Yes a timing belt can fail at any time if it's in the condition to fail. It's odd that it failed at the shop, possibly just coincidence ... you didn't happen to write the mileage of when you dropped the car off down, did you? Might be able to use that against them and say they abused the car if they put more than a few 'test miles' on the car. Big maybe though. I mean if they wrote down a different mileage than you it's a crapshoot at who is correct and who to side with.

Now could the shop have broke the belt from changing the alternator? Yes.
You'll have to inspect the upper timing cover. If it looks distorted or broken in any way, the tech may have forced the alternator out, putting pressure on the cover and breaking it. It may have rubbed the belt and a chunk may have dropped down and been picked up by the timing belt and caused the belt to skip a tooth.
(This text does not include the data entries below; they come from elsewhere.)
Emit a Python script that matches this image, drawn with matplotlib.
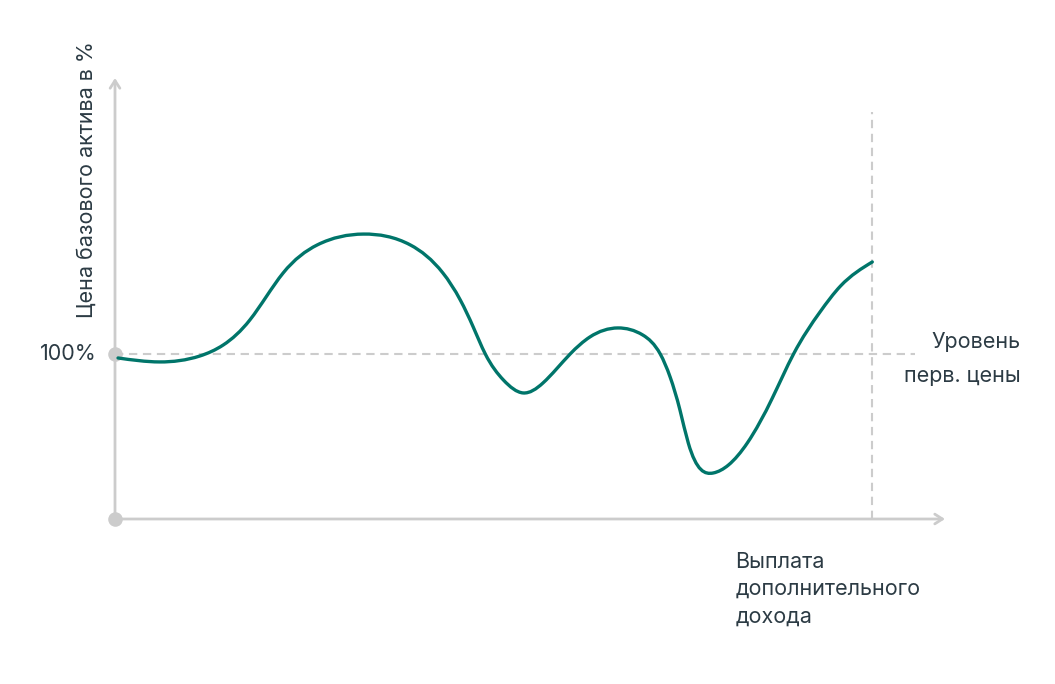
import numpy as np
import matplotlib
matplotlib.use("Agg")
import matplotlib.pyplot as plt
from matplotlib.path import Path
from matplotlib.patches import PathPatch

# ---- data (x: time, % of period to payment date; y: underlying price, % of initial) ----
time_pts = [0.4, 5.9, 11.2, 14.3, 17.8, 22.2, 26.7, 32.8, 39.0, 43.3, 45.6, 47.3,
            48.9, 51.3, 53.9, 56.5, 60.1, 62.7, 66.4, 69.7, 72.0, 73.3, 74.6, 75.7,
            79.0, 81.0, 83.5, 86.8, 89.6, 93.1, 95.8, 100.0]
price_pts = [97.6, 95.2, 98.8, 105.5, 120.6, 149.1, 166.1, 172.7, 166.1, 149.1, 132.7, 116.4,
             100.0, 84.2, 76.4, 82.4, 100.0, 110.3, 115.8, 111.5, 100.0, 86.1, 66.1, 46.1,
             27.9, 32.7, 46.1, 73.3, 100.0, 125.5, 141.2, 155.8]
initial_level = 100
payment_time = 100
ylabel = "Цена базового актива в %"
level_label = "Уровень\nперв. цены"
payment_label = "Выплата\nдополнительного\nдохода"
tick_label = "100%"

W, H = 1055, 684
fig = plt.figure(figsize=(W / 100, H / 100), dpi=100)
plt.rcParams['font.family'] = ['Inter', 'DejaVu Sans']

# axes: origin at pixel (115,519), x to 945, y up to 78
ax = fig.add_axes([115 / W, (H - 519) / H, 830 / W, 441 / H])
xmax, ymax = 109.6, 267.3
ax.set_xlim(0, xmax)
ax.set_ylim(0, ymax)
ax.axis('off')

axis_col = '#cccccc'
text_col = '#2c3b44'
line_col = '#00756a'

# axes arrows
arrow = dict(arrowstyle='->,head_length=0.55,head_width=0.35', color=axis_col, lw=2,
             shrinkA=0, shrinkB=0)
ax.annotate('', xy=(xmax, 0), xytext=(0, 0), arrowprops=arrow, annotation_clip=False)
ax.annotate('', xy=(0, ymax), xytext=(0, 0), arrowprops=arrow, annotation_clip=False)

# dashed reference lines
ax.plot([0, 105.7], [initial_level, initial_level], color=axis_col, lw=1.5,
        dashes=(4, 2.7), clip_on=False, zorder=1)
ax.plot([payment_time, payment_time], [0, 246.7], color=axis_col, lw=1.5,
        dashes=(4, 2.7), clip_on=False, zorder=1)

# dots
ax.scatter([0, 0], [0, initial_level], s=110, color=axis_col, zorder=3, clip_on=False,
           linewidths=0)

# smooth curve: natural cubic spline tangents through the read points,
# drawn by matplotlib as a cubic Bezier path
x = np.asarray(time_pts, float)
y = np.asarray(price_pts, float)
n = len(x)
h = np.diff(x)
A = np.zeros((n, n))
r = np.zeros(n)
for k in range(1, n - 1):
    A[k, k - 1] = h[k]
    A[k, k] = 2 * (h[k - 1] + h[k])
    A[k, k + 1] = h[k - 1]
    r[k] = 3 * (h[k] * (y[k] - y[k - 1]) / h[k - 1] + h[k - 1] * (y[k + 1] - y[k]) / h[k])
A[0, 0] = 2; A[0, 1] = 1; r[0] = 3 * (y[1] - y[0]) / h[0]
A[-1, -2] = 1; A[-1, -1] = 2; r[-1] = 3 * (y[-1] - y[-2]) / h[-1]
m = np.linalg.solve(A, r)

verts = [(x[0], y[0])]
codes = [Path.MOVETO]
for k in range(n - 1):
    verts += [(x[k] + h[k] / 3, y[k] + m[k] * h[k] / 3),
              (x[k + 1] - h[k] / 3, y[k + 1] - m[k + 1] * h[k] / 3),
              (x[k + 1], y[k + 1])]
    codes += [Path.CURVE4] * 3
patch = PathPatch(Path(verts, codes), facecolor='none', edgecolor=line_col, lw=2.4,
                  zorder=4, clip_on=False, capstyle='round', joinstyle='round')
ax.add_patch(patch)

# texts
fs = 15.5
ax.text(-2.4, initial_level, tick_label, ha='right', va='center', fontsize=fs, color=text_col)
ax.text(-3.7, 205.5, ylabel, rotation=90, ha='center', va='center', fontsize=fs, color=text_col)
ax.text((1020 - 115) / 7.57, 97, level_label, ha='right', va='center',
        fontsize=fs, color=text_col, linespacing=1.9, multialignment='right')
ax.text((735 - 115) / 7.57, -20, payment_label, ha='left', va='top', fontsize=fs,
        color=text_col, linespacing=1.45)

fig.savefig('out.png', dpi=100)
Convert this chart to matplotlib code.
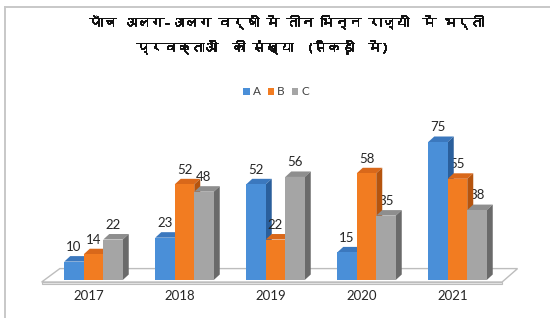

Or if they removed the cover they could have forgot or dropped something down the cover ... but this begs the question of why they didn't notice the poor belt condition, and they only part I can see falling down there and not being noticed is the alternator power wire nut (most new alternators come with a new one).

Unfortunately you need a car and you have limited options. It's either take your car home and part it out, pay the shop to fix it or buy something else. But buying something else you should limit yourself to what it'll cost to fix yours, $1,000. In which case you probably won't find much reliable or worthwhile.

I would have the shop fix the car. Get them to put in writing that your final bill, no matter what they find during the course of the repair, will not exceed the estimate of $1,000 AND get it notarized. That way if they find that the pistons also need to be replaced or other damages, you are not liable for the added costs, it's sorta like the shop taking some responsibility for the initial timing issue. They probably won't go for the deal though, but never hurts to try.